++++ Material shown
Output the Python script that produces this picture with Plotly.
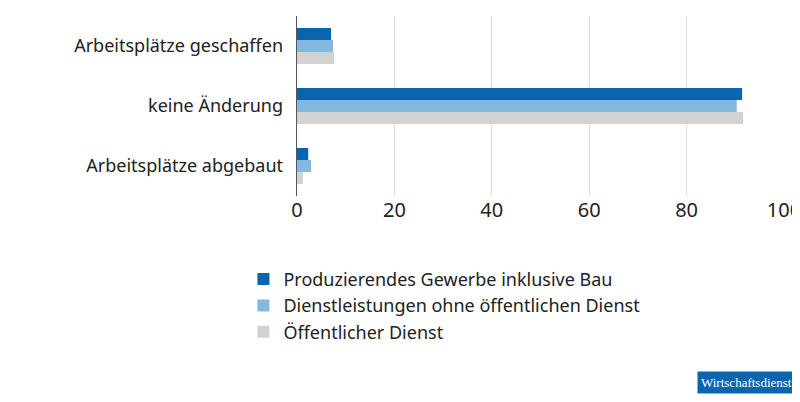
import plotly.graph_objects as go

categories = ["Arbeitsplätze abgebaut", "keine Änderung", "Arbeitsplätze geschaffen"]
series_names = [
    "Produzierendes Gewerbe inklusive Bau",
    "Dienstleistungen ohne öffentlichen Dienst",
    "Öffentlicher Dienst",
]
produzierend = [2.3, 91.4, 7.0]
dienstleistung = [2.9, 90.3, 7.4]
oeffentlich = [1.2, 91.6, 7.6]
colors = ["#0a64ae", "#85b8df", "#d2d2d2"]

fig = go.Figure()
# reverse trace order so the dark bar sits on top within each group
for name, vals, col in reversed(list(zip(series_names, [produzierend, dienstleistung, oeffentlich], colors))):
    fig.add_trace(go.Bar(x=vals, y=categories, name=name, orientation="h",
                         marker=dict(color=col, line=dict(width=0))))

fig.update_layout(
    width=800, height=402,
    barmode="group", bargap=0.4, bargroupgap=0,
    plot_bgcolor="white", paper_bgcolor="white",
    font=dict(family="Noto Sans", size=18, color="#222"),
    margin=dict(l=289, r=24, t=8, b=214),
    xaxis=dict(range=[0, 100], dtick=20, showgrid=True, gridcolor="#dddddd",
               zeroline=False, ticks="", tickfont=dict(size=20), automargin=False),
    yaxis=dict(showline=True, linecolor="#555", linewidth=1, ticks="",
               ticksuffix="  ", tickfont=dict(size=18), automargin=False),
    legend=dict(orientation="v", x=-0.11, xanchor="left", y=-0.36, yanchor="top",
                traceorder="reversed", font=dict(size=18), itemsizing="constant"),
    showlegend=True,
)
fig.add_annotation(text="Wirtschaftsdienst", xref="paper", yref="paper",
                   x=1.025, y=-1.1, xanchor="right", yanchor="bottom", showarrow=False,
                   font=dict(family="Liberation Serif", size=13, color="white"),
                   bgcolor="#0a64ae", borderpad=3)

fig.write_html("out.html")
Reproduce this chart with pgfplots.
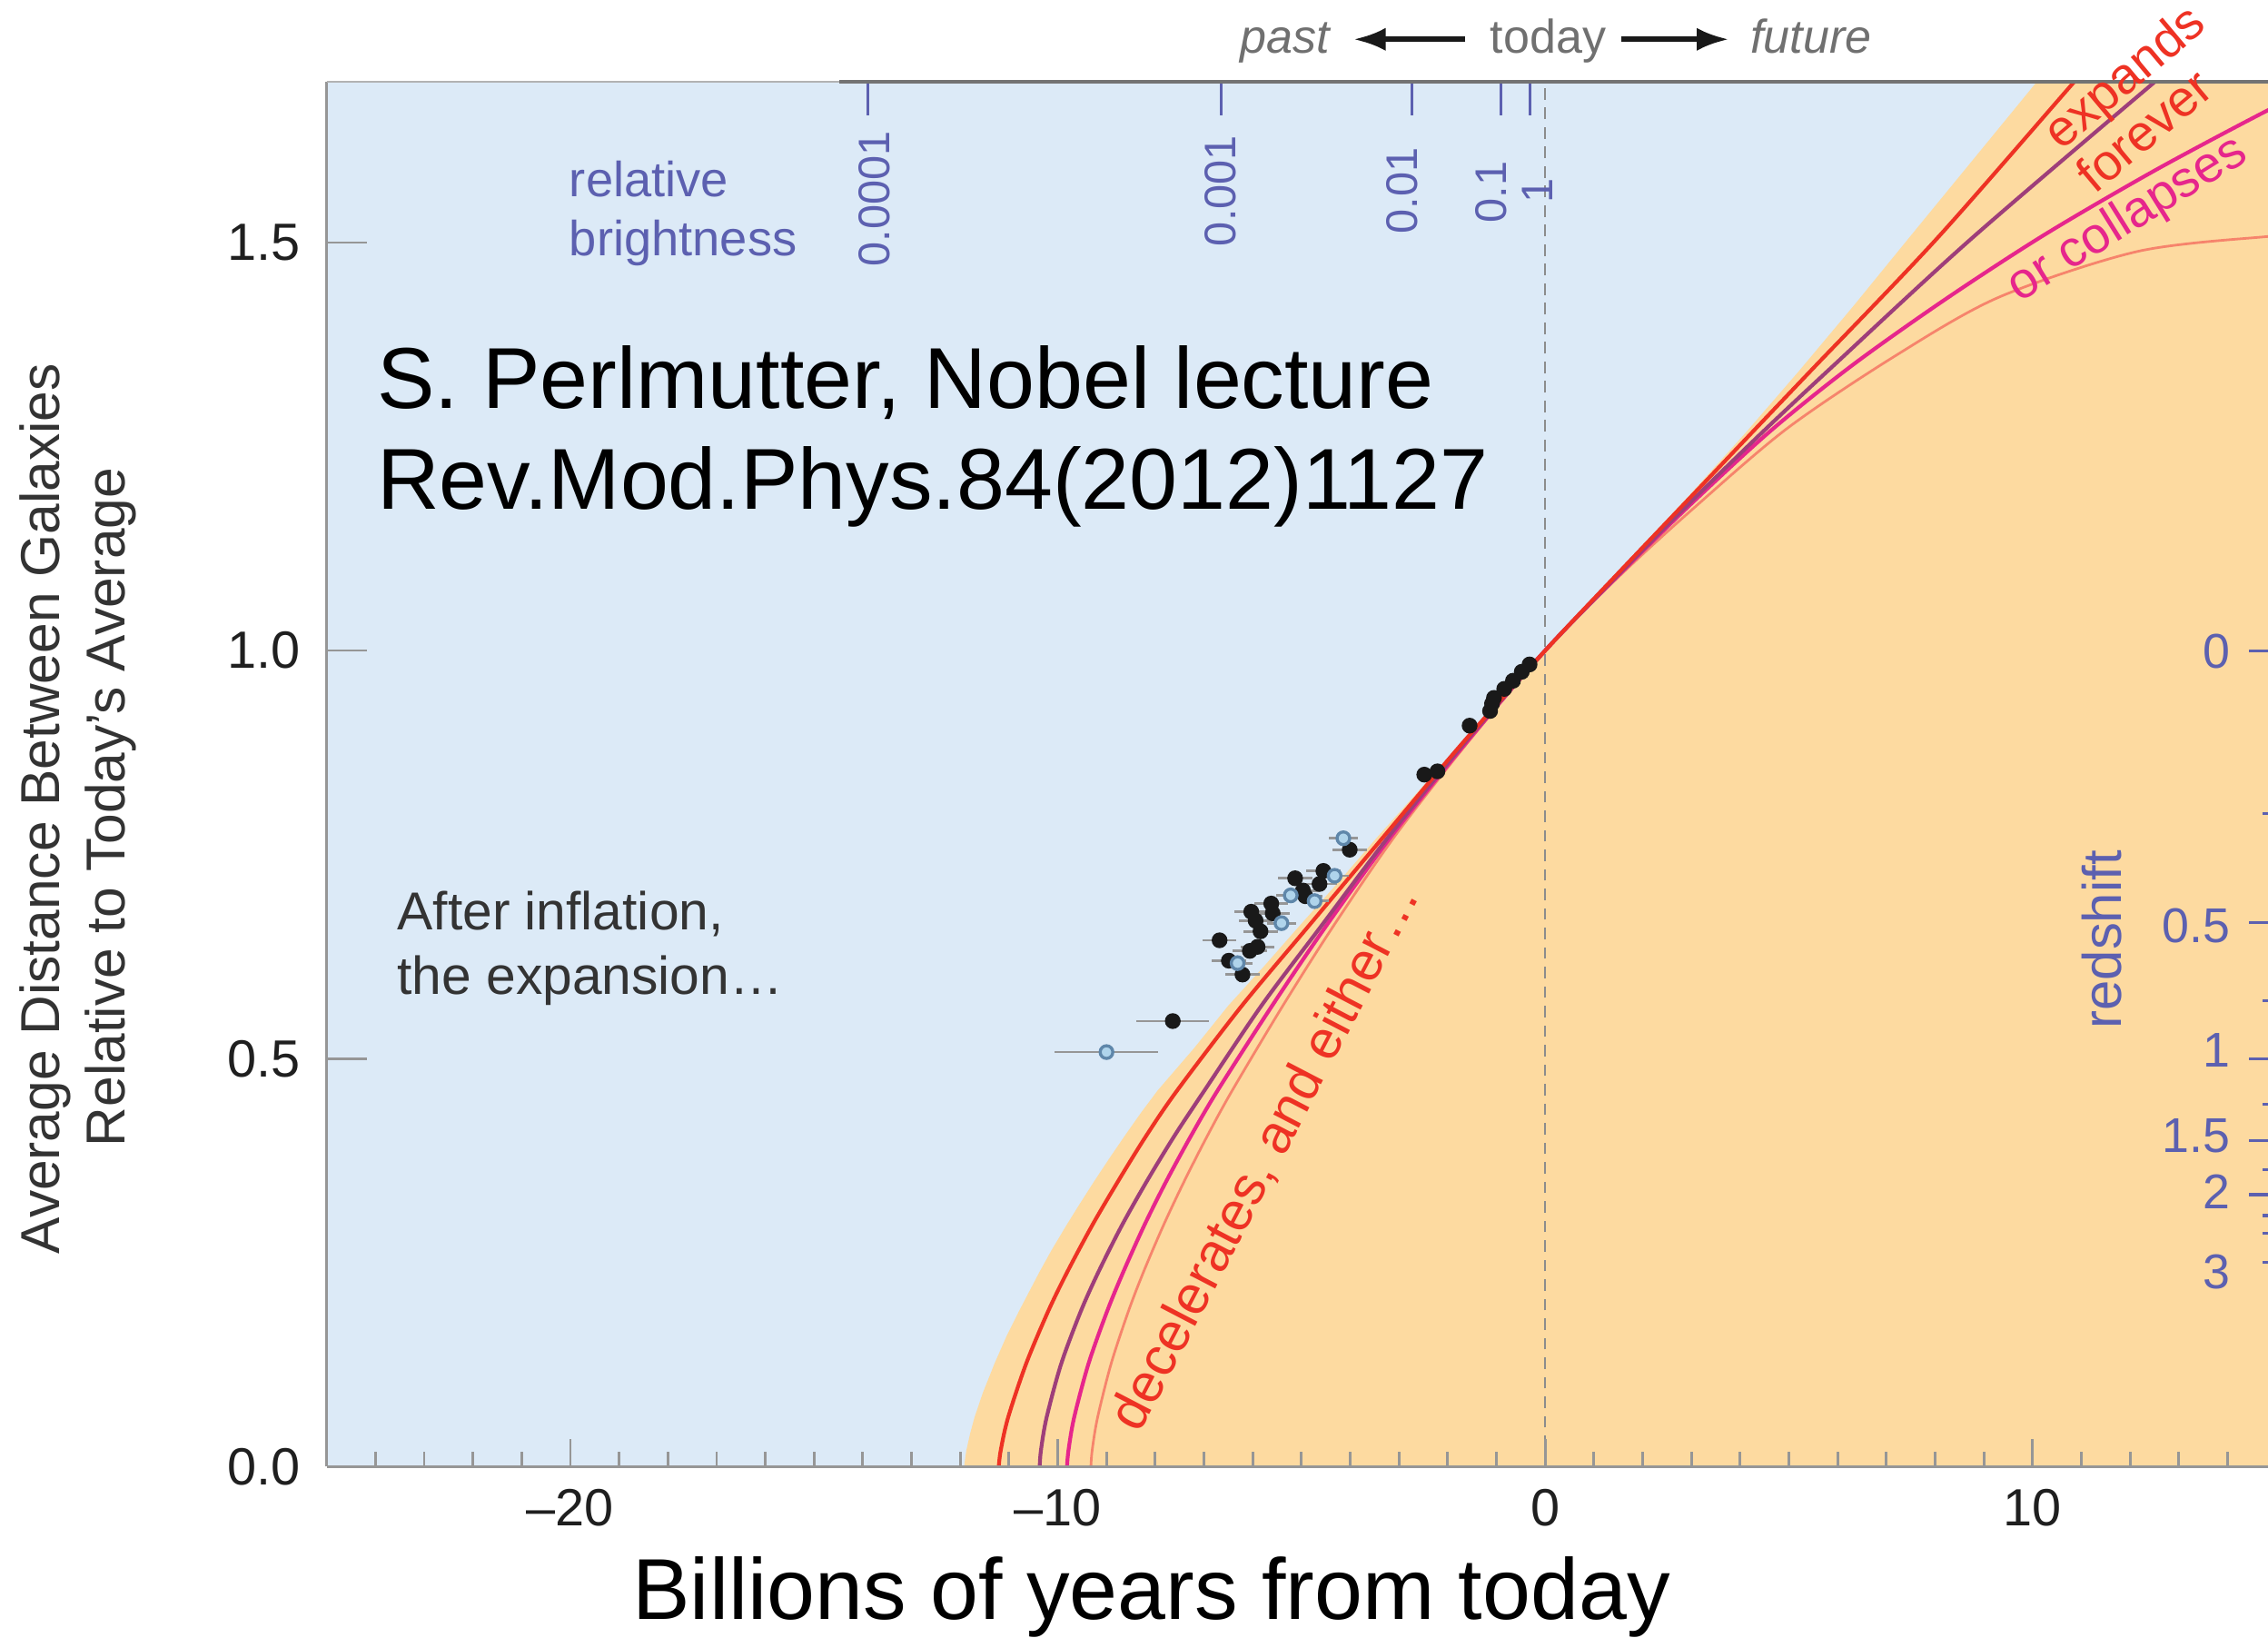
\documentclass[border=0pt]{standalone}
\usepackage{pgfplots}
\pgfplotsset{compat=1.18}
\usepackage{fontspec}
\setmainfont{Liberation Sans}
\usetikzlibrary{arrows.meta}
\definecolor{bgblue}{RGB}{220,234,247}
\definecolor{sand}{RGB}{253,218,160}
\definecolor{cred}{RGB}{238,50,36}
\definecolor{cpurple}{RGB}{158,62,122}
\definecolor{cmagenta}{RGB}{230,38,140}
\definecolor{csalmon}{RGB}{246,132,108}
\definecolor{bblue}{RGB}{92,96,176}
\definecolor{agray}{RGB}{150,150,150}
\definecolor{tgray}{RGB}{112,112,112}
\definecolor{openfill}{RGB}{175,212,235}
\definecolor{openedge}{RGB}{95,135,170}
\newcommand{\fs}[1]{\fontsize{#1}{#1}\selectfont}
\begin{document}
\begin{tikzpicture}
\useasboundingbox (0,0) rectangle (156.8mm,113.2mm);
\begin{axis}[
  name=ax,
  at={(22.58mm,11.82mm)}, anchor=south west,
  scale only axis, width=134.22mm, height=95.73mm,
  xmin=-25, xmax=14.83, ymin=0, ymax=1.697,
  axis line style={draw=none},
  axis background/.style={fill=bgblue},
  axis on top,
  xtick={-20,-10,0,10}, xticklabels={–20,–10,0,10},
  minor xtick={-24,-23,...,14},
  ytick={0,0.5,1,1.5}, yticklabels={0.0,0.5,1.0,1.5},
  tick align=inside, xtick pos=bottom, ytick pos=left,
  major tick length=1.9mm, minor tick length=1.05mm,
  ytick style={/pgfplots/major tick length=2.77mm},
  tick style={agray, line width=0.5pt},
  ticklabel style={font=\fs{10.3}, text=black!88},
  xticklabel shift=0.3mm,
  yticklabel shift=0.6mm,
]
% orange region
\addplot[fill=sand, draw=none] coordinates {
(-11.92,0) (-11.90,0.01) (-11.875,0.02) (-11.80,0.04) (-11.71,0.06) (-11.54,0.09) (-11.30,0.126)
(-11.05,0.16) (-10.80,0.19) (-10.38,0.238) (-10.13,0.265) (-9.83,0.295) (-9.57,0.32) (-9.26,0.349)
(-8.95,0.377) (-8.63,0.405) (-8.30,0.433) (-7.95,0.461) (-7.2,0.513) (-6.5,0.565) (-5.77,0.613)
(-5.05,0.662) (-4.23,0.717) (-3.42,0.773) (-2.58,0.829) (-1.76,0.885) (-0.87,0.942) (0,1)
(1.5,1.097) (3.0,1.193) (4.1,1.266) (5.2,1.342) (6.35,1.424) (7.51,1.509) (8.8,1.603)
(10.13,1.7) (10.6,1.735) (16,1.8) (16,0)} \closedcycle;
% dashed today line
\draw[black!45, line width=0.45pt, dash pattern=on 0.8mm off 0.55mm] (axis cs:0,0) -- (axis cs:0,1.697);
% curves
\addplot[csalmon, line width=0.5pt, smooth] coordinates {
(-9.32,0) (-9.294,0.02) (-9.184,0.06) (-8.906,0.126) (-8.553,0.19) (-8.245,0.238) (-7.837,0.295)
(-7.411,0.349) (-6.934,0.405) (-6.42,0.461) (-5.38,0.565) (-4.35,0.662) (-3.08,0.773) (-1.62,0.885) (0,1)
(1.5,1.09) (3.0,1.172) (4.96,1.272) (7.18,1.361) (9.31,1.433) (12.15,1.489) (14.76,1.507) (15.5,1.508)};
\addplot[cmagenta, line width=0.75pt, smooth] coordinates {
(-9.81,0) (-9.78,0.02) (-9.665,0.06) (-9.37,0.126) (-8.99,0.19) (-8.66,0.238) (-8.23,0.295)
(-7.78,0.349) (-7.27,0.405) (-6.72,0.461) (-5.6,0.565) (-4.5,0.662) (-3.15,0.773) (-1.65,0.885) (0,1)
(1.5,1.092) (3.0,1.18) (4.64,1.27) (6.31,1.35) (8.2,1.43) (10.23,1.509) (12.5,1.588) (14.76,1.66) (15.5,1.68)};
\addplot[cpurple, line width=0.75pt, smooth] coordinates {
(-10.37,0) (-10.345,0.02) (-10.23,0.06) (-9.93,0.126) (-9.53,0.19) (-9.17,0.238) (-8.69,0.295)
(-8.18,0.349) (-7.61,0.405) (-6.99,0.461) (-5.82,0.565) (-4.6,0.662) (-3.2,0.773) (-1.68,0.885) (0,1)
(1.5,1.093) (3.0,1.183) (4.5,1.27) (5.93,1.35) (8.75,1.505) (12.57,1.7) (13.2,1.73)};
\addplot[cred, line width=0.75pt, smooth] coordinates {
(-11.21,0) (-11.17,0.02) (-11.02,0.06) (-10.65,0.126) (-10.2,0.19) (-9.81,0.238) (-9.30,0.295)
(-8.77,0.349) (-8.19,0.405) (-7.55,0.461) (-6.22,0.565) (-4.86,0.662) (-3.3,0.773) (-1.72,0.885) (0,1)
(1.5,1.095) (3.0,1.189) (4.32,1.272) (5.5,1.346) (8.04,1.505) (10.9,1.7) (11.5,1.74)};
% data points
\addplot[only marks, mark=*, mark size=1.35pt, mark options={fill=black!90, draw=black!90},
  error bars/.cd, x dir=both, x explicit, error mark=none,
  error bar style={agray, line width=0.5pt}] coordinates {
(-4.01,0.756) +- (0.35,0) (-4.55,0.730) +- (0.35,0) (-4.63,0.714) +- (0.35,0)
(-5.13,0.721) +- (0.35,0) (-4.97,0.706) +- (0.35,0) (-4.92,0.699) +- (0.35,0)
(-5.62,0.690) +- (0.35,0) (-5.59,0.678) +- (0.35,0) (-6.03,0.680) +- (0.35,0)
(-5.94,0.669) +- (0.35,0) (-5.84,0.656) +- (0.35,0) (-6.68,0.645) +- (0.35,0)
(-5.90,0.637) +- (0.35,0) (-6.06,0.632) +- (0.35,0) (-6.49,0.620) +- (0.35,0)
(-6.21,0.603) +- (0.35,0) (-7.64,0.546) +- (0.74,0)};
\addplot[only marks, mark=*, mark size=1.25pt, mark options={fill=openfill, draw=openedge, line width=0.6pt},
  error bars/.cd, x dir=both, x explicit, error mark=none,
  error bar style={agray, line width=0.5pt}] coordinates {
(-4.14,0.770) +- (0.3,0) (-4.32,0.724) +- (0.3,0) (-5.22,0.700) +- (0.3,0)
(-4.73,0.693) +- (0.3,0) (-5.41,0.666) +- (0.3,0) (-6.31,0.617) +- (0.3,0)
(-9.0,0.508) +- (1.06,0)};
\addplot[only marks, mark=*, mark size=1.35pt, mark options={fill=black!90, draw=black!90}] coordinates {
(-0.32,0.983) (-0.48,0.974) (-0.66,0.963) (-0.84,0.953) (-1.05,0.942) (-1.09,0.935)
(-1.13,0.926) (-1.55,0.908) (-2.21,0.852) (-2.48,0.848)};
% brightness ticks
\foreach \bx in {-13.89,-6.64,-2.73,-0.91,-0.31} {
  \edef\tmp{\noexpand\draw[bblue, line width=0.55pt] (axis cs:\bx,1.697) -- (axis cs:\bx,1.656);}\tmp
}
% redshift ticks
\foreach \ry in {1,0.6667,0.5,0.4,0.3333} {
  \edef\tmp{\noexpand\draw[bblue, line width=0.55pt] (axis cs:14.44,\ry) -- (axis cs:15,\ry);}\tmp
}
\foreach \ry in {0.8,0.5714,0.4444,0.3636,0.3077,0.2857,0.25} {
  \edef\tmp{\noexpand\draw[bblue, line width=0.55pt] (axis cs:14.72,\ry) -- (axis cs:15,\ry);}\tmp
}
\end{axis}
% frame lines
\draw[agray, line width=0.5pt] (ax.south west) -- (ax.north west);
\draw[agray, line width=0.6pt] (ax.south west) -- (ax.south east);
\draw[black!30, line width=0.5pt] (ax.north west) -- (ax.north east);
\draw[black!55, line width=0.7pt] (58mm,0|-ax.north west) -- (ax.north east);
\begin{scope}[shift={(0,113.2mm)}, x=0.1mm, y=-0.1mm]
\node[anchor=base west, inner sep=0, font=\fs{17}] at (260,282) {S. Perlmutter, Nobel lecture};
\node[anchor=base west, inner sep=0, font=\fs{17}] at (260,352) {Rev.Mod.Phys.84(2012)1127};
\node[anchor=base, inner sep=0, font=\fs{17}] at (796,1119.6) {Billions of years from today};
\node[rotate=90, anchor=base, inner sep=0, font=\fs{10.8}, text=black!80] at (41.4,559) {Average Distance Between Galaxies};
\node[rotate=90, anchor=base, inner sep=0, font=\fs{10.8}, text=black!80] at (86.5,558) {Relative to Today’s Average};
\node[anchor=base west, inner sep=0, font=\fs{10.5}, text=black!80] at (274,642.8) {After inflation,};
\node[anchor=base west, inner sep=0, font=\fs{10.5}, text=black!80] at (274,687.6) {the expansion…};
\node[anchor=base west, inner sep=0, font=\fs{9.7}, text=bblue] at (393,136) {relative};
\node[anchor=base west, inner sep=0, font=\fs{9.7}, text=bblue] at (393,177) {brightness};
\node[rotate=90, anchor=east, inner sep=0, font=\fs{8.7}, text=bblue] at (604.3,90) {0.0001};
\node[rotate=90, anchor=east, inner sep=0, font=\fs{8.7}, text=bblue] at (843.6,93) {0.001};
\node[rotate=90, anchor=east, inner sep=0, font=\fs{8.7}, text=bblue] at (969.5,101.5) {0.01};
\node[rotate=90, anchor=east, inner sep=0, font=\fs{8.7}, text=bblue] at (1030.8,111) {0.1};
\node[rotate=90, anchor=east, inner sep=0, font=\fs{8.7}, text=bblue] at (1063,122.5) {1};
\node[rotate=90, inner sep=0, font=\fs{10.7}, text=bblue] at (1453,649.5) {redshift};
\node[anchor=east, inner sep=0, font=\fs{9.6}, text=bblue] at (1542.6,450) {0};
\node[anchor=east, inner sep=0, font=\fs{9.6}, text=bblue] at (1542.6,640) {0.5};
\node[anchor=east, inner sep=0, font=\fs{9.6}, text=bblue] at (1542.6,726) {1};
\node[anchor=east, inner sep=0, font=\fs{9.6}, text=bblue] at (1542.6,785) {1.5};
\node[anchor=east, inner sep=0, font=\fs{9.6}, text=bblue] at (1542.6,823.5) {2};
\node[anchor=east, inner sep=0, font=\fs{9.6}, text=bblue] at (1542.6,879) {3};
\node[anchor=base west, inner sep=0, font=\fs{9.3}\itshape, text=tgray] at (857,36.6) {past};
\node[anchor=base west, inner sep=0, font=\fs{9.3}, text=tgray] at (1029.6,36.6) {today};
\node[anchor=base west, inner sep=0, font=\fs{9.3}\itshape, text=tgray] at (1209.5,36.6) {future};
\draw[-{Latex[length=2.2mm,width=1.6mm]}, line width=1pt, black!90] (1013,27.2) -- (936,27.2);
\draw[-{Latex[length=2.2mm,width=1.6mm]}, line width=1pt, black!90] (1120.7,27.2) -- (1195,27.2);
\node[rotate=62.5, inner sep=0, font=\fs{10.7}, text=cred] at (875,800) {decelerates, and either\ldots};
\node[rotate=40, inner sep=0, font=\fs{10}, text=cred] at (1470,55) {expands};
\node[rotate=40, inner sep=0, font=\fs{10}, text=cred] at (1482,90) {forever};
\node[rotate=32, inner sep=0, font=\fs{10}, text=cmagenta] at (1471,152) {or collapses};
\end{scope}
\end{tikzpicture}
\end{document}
++++++++
Find all lines where the word "this" appears. Copy them.

Output the Python script that produces this picture with Plotly.
Reproduce this chart with pgfplots.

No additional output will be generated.